In an email, a spokesperson for Downing St said the pair "discussed their shared commitment to an ambitious free trade agreement between the UK and New Zealand at the earliest opportunity".
Ardern called the phone call "very productive".
"Our discussion focused on securing a free trade deal between our countries and Prime Minister Johnson said New Zealand was a high priority for negotiations following Brexit, which is very good for our exporters and economy."
Establishing a free trade agreement is extremely important to New Zealand's relationship with the United Kingdom.
The UK is New Zealand's fifth-largest food and beverage export market, worth $1.6b in 2017. However, that relationship is threatened by the UK's exit from the European Union.
If Johnson manages to pass a Brexit Withdrawl Agreement through the British Parliament, a transition period will be implemented, allowing time for the UK and New Zealand to form a new trade agreement.
However, if a deal isn't passed, it's likely a no-deal Brexit will occur, meaning Britain will leave the European Union with no period of transition.

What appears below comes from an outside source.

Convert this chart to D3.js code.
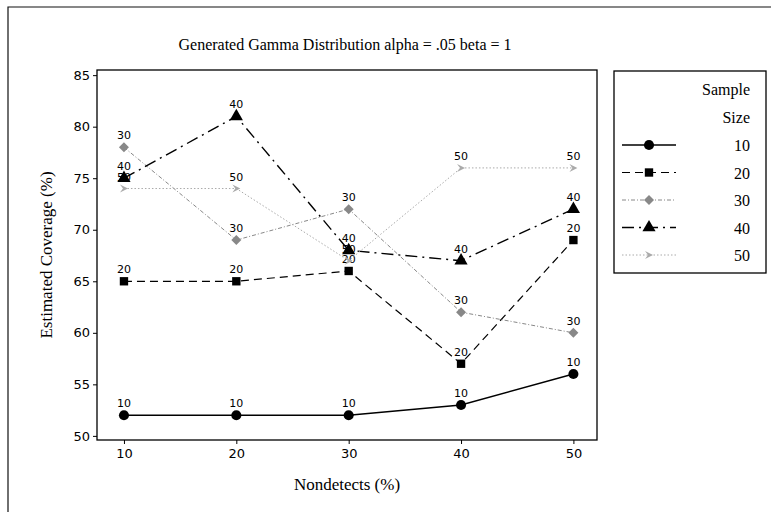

"A no-deal Brexit would likely increase the costs and procurement times of New Zealand exports, reducing demand for these products," said IBISWorld senior industry analyst Liam Harrison in April.
"In the event of a no-deal Brexit, the UK reverts to the World Trade Organisation (WTO) rules regarding trade, which would force the UK to place tariffs and quotas on certain products."
According to the Ministry of Foreign Affairs and Trade, New Zealand does have several agreements and continuity arrangements in place to ensure continuity in some trading conditions between New Zealand and the UK, especially in the case of a no-deal exit.
But New Zealand Trade Enterprise has also released information on how businesses can prepare themselves for when Brexit arrives.